## Available records
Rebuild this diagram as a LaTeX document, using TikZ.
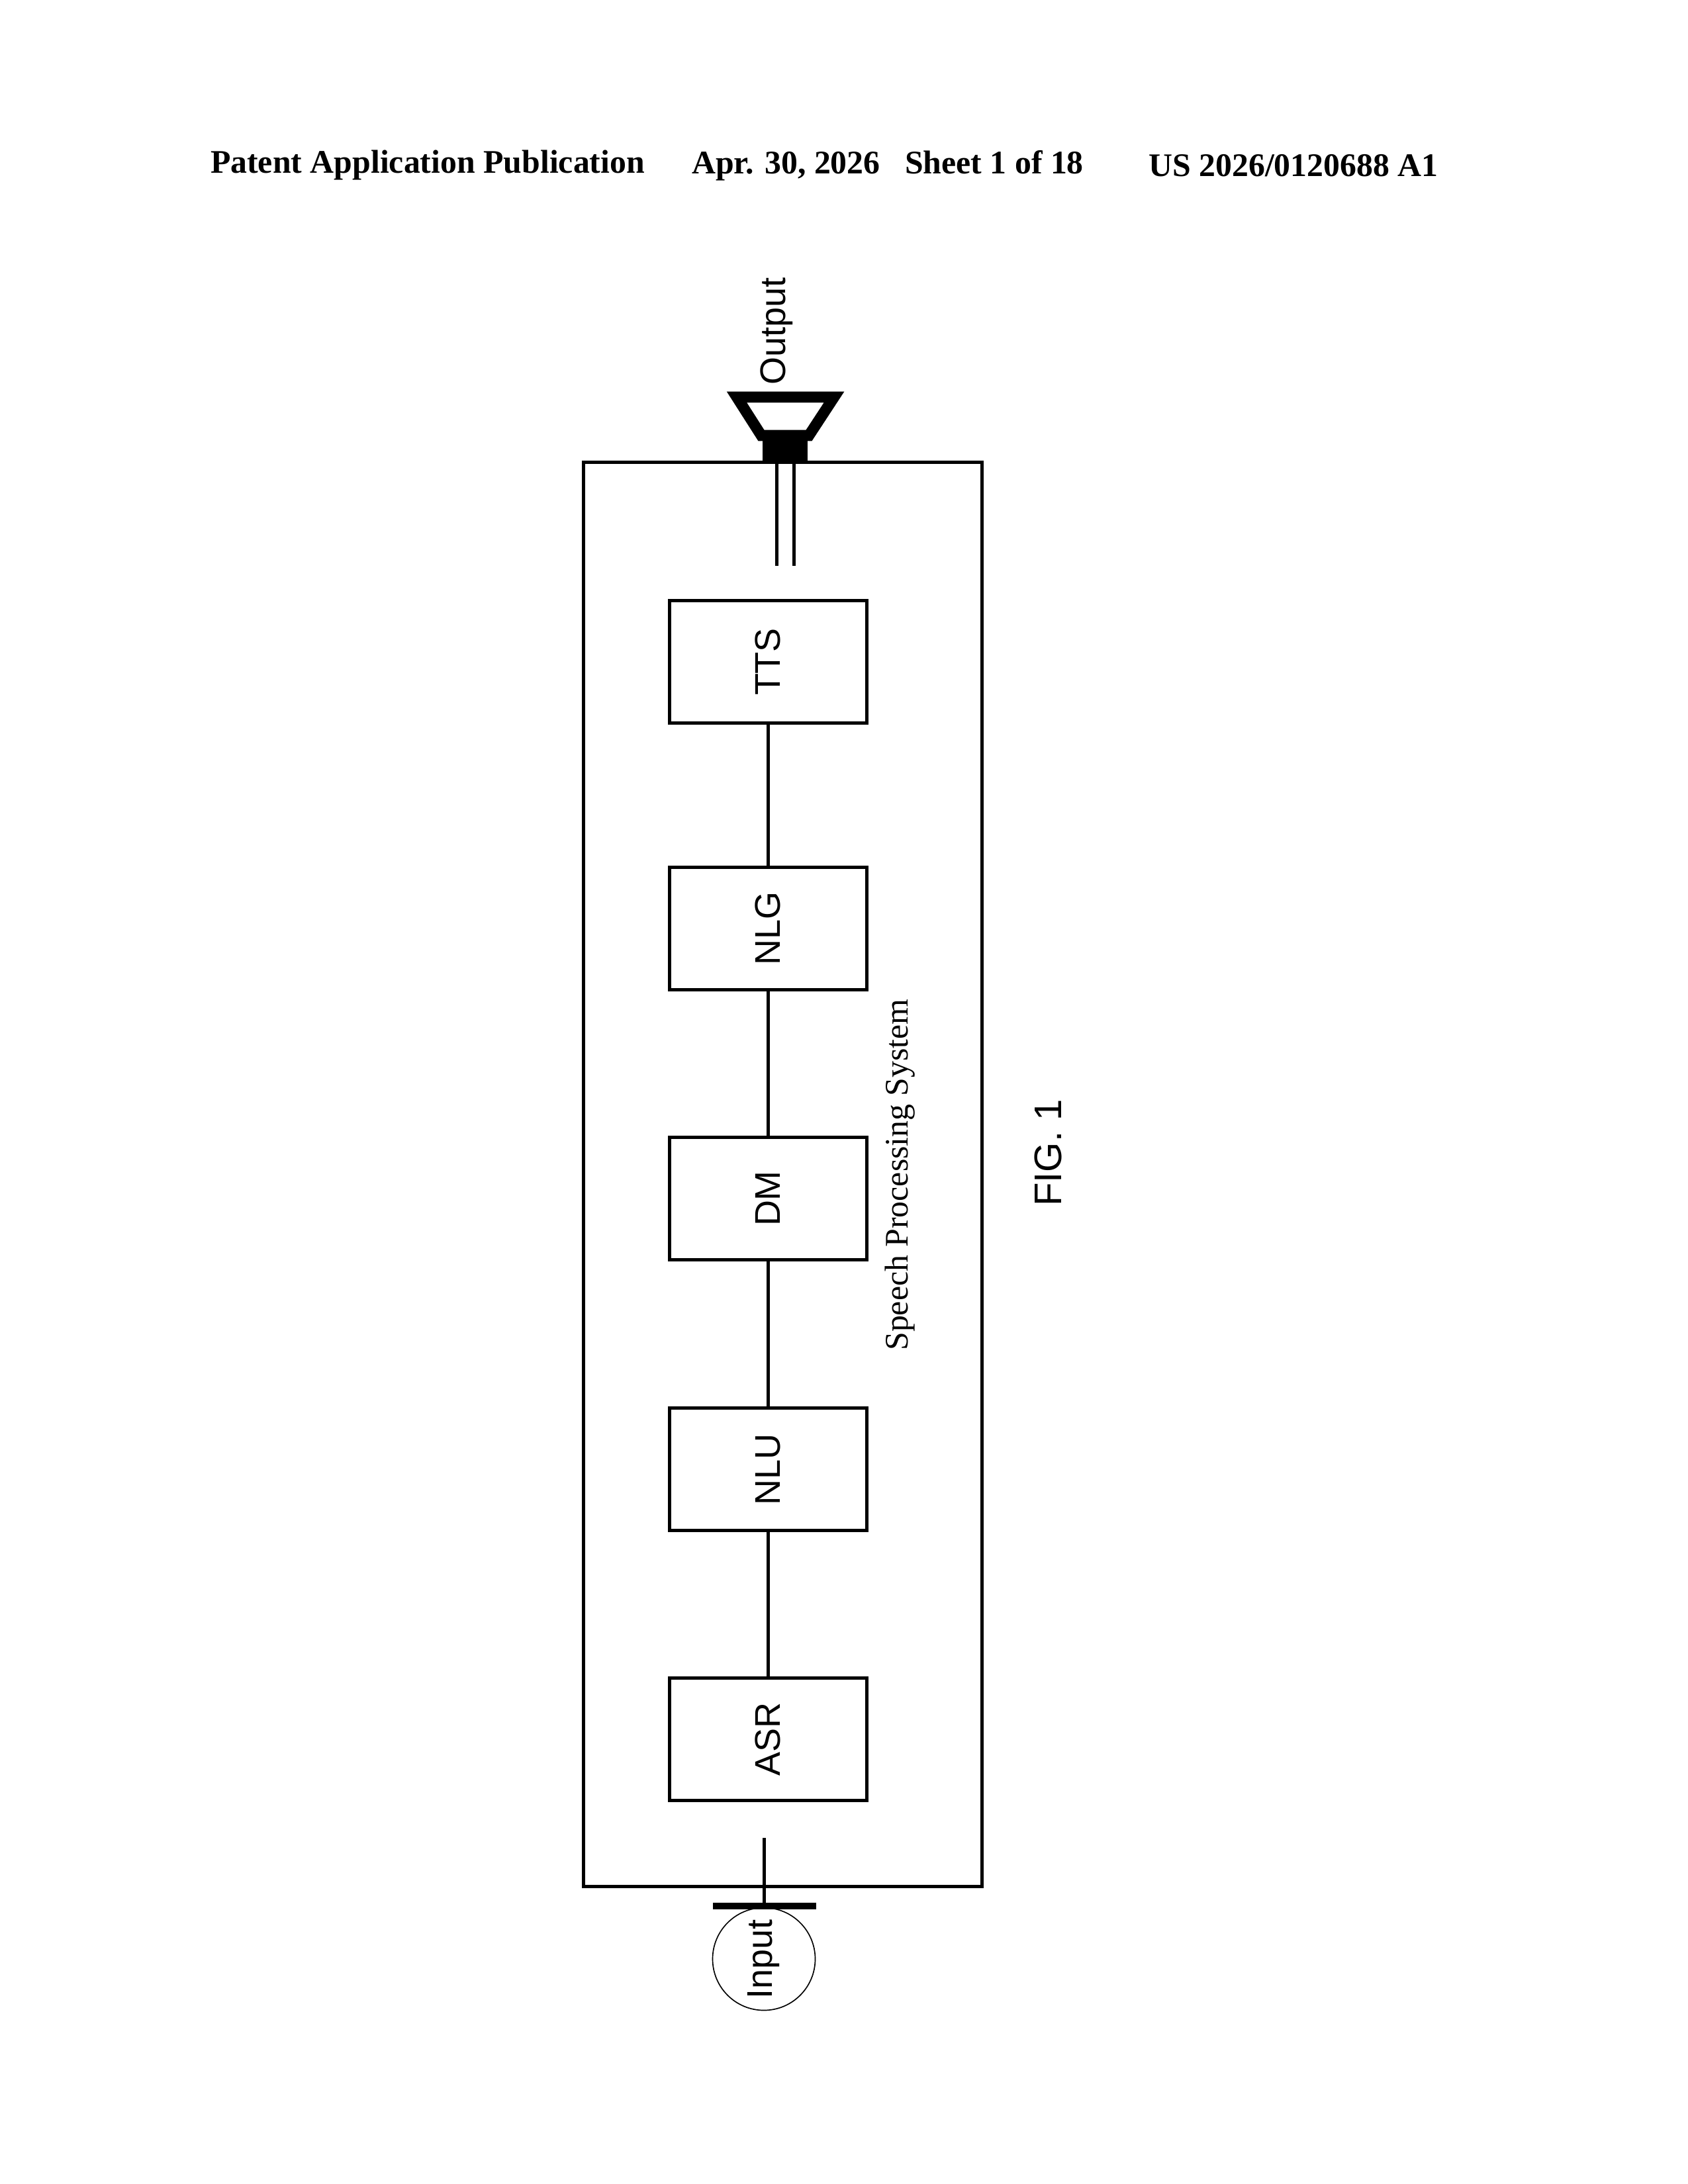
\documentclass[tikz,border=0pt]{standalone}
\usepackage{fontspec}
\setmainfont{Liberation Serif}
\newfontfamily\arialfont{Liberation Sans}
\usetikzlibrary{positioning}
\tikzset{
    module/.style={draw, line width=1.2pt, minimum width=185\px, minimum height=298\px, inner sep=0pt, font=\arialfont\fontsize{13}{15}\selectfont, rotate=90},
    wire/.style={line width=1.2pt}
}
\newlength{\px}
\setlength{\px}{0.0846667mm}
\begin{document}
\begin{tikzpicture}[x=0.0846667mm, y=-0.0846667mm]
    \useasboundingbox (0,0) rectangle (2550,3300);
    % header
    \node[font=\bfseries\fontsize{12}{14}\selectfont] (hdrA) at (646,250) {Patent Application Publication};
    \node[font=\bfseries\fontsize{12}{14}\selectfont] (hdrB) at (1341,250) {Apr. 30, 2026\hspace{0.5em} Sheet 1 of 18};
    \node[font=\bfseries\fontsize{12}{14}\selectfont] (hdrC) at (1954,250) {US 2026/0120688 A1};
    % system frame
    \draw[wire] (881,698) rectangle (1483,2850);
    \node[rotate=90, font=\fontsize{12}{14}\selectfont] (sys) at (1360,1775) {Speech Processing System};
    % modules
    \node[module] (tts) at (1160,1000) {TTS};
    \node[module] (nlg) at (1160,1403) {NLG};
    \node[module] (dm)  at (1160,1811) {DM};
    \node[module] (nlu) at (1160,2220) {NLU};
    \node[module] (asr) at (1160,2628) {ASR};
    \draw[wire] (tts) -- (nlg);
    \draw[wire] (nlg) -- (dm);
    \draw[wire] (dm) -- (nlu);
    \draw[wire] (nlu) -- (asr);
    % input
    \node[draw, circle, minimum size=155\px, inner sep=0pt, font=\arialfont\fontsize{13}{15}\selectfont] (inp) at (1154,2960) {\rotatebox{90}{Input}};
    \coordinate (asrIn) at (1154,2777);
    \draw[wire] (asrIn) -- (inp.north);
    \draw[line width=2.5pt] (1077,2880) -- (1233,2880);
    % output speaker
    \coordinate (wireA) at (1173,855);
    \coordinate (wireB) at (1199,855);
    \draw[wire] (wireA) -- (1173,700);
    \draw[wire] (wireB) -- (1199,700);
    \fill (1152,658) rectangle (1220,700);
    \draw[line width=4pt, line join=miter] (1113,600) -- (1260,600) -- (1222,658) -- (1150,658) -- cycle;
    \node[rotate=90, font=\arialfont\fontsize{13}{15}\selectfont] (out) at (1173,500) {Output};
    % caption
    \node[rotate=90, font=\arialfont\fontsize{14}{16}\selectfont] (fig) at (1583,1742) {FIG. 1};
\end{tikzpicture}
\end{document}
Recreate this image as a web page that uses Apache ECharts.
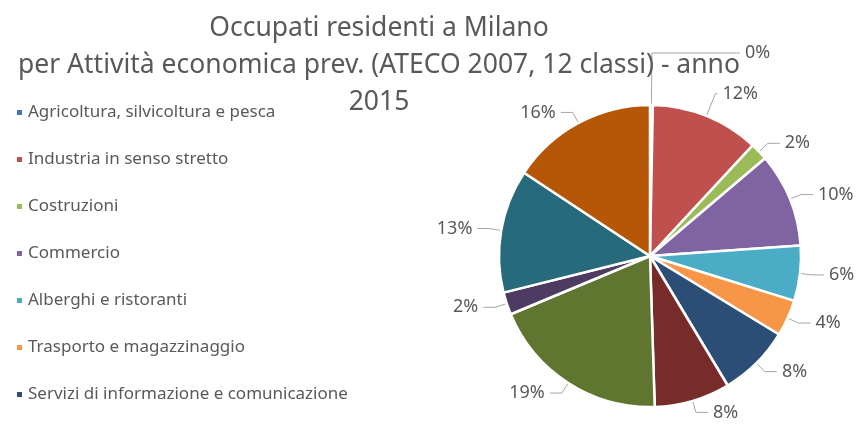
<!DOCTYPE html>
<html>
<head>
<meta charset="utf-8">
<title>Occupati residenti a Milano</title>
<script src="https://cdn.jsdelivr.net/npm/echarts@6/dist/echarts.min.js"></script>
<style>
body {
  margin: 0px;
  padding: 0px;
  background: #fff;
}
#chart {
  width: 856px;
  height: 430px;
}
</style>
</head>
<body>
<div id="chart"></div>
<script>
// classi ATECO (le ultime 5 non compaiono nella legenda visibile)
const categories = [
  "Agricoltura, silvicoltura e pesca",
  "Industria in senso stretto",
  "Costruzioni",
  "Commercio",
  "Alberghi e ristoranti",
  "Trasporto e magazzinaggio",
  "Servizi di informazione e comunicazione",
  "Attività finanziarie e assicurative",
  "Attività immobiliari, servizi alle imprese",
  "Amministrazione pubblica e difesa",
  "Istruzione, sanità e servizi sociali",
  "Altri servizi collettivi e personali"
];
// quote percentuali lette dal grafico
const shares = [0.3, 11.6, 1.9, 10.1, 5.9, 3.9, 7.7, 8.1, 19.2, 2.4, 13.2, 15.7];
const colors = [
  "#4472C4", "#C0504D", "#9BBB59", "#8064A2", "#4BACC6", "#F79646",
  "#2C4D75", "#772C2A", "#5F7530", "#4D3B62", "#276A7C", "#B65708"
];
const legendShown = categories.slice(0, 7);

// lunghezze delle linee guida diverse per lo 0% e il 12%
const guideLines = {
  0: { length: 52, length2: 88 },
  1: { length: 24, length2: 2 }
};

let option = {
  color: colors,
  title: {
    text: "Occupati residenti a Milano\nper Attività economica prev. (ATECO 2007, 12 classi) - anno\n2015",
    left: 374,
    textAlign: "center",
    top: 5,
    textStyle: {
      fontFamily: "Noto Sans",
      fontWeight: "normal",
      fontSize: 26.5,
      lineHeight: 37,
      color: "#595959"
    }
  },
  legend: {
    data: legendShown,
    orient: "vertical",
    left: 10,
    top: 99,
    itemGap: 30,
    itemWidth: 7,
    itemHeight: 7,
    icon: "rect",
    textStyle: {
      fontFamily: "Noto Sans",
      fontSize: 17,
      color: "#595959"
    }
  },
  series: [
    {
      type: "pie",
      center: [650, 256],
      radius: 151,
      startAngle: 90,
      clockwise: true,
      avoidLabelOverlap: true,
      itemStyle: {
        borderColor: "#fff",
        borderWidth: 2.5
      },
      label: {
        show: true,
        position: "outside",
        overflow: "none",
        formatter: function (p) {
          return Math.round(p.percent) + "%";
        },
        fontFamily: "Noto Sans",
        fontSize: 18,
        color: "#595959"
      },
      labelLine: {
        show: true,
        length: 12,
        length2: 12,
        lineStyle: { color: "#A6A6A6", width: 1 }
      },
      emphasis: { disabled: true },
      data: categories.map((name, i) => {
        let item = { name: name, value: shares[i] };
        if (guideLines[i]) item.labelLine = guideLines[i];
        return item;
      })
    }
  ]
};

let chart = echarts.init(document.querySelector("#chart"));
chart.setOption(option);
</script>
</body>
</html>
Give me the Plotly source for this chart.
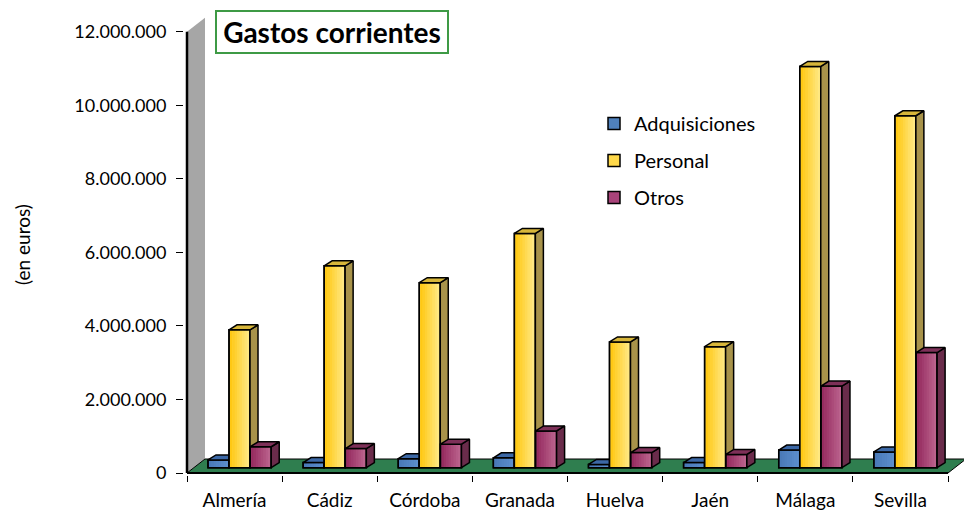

## What is required
The records above need to be given again exactly. Omit the pictures.

## Exercise result
Rebuild this diagram as a LaTeX document, using TikZ.
\documentclass[tikz,border=0pt]{standalone}
\usepackage{fontspec}
\setmainfont{Liberation Serif}
\newfontfamily\arialfont{Liberation Sans}
\usetikzlibrary{positioning}
\tikzset{
    module/.style={draw, line width=1.2pt, minimum width=185\px, minimum height=298\px, inner sep=0pt, font=\arialfont\fontsize{13}{15}\selectfont, rotate=90},
    wire/.style={line width=1.2pt}
}
\newlength{\px}
\setlength{\px}{0.0846667mm}
\begin{document}
\begin{tikzpicture}[x=0.0846667mm, y=-0.0846667mm]
    \useasboundingbox (0,0) rectangle (2550,3300);
    % header
    \node[font=\bfseries\fontsize{12}{14}\selectfont] (hdrA) at (646,250) {Patent Application Publication};
    \node[font=\bfseries\fontsize{12}{14}\selectfont] (hdrB) at (1341,250) {Apr. 30, 2026\hspace{0.5em} Sheet 1 of 18};
    \node[font=\bfseries\fontsize{12}{14}\selectfont] (hdrC) at (1954,250) {US 2026/0120688 A1};
    % system frame
    \draw[wire] (881,698) rectangle (1483,2850);
    \node[rotate=90, font=\fontsize{12}{14}\selectfont] (sys) at (1360,1775) {Speech Processing System};
    % modules
    \node[module] (tts) at (1160,1000) {TTS};
    \node[module] (nlg) at (1160,1403) {NLG};
    \node[module] (dm)  at (1160,1811) {DM};
    \node[module] (nlu) at (1160,2220) {NLU};
    \node[module] (asr) at (1160,2628) {ASR};
    \draw[wire] (tts) -- (nlg);
    \draw[wire] (nlg) -- (dm);
    \draw[wire] (dm) -- (nlu);
    \draw[wire] (nlu) -- (asr);
    % input
    \node[draw, circle, minimum size=155\px, inner sep=0pt, font=\arialfont\fontsize{13}{15}\selectfont] (inp) at (1154,2960) {\rotatebox{90}{Input}};
    \coordinate (asrIn) at (1154,2777);
    \draw[wire] (asrIn) -- (inp.north);
    \draw[line width=2.5pt] (1077,2880) -- (1233,2880);
    % output speaker
    \coordinate (wireA) at (1173,855);
    \coordinate (wireB) at (1199,855);
    \draw[wire] (wireA) -- (1173,700);
    \draw[wire] (wireB) -- (1199,700);
    \fill (1152,658) rectangle (1220,700);
    \draw[line width=4pt, line join=miter] (1113,600) -- (1260,600) -- (1222,658) -- (1150,658) -- cycle;
    \node[rotate=90, font=\arialfont\fontsize{13}{15}\selectfont] (out) at (1173,500) {Output};
    % caption
    \node[rotate=90, font=\arialfont\fontsize{14}{16}\selectfont] (fig) at (1583,1742) {FIG. 1};
\end{tikzpicture}
\end{document}
Recreate this image as a web page that uses Apache ECharts.
<!DOCTYPE html>
<html>
<head>
<meta charset="utf-8">
<title>Occupati residenti a Milano</title>
<script src="https://cdn.jsdelivr.net/npm/echarts@6/dist/echarts.min.js"></script>
<style>
body {
  margin: 0px;
  padding: 0px;
  background: #fff;
}
#chart {
  width: 856px;
  height: 430px;
}
</style>
</head>
<body>
<div id="chart"></div>
<script>
// classi ATECO (le ultime 5 non compaiono nella legenda visibile)
const categories = [
  "Agricoltura, silvicoltura e pesca",
  "Industria in senso stretto",
  "Costruzioni",
  "Commercio",
  "Alberghi e ristoranti",
  "Trasporto e magazzinaggio",
  "Servizi di informazione e comunicazione",
  "Attività finanziarie e assicurative",
  "Attività immobiliari, servizi alle imprese",
  "Amministrazione pubblica e difesa",
  "Istruzione, sanità e servizi sociali",
  "Altri servizi collettivi e personali"
];
// quote percentuali lette dal grafico
const shares = [0.3, 11.6, 1.9, 10.1, 5.9, 3.9, 7.7, 8.1, 19.2, 2.4, 13.2, 15.7];
const colors = [
  "#4472C4", "#C0504D", "#9BBB59", "#8064A2", "#4BACC6", "#F79646",
  "#2C4D75", "#772C2A", "#5F7530", "#4D3B62", "#276A7C", "#B65708"
];
const legendShown = categories.slice(0, 7);

// lunghezze delle linee guida diverse per lo 0% e il 12%
const guideLines = {
  0: { length: 52, length2: 88 },
  1: { length: 24, length2: 2 }
};

let option = {
  color: colors,
  title: {
    text: "Occupati residenti a Milano\nper Attività economica prev. (ATECO 2007, 12 classi) - anno\n2015",
    left: 374,
    textAlign: "center",
    top: 5,
    textStyle: {
      fontFamily: "Noto Sans",
      fontWeight: "normal",
      fontSize: 26.5,
      lineHeight: 37,
      color: "#595959"
    }
  },
  legend: {
    data: legendShown,
    orient: "vertical",
    left: 10,
    top: 99,
    itemGap: 30,
    itemWidth: 7,
    itemHeight: 7,
    icon: "rect",
    textStyle: {
      fontFamily: "Noto Sans",
      fontSize: 17,
      color: "#595959"
    }
  },
  series: [
    {
      type: "pie",
      center: [650, 256],
      radius: 151,
      startAngle: 90,
      clockwise: true,
      avoidLabelOverlap: true,
      itemStyle: {
        borderColor: "#fff",
        borderWidth: 2.5
      },
      label: {
        show: true,
        position: "outside",
        overflow: "none",
        formatter: function (p) {
          return Math.round(p.percent) + "%";
        },
        fontFamily: "Noto Sans",
        fontSize: 18,
        color: "#595959"
      },
      labelLine: {
        show: true,
        length: 12,
        length2: 12,
        lineStyle: { color: "#A6A6A6", width: 1 }
      },
      emphasis: { disabled: true },
      data: categories.map((name, i) => {
        let item = { name: name, value: shares[i] };
        if (guideLines[i]) item.labelLine = guideLines[i];
        return item;
      })
    }
  ]
};

let chart = echarts.init(document.querySelector("#chart"));
chart.setOption(option);
</script>
</body>
</html>
Give me the Plotly source for this chart.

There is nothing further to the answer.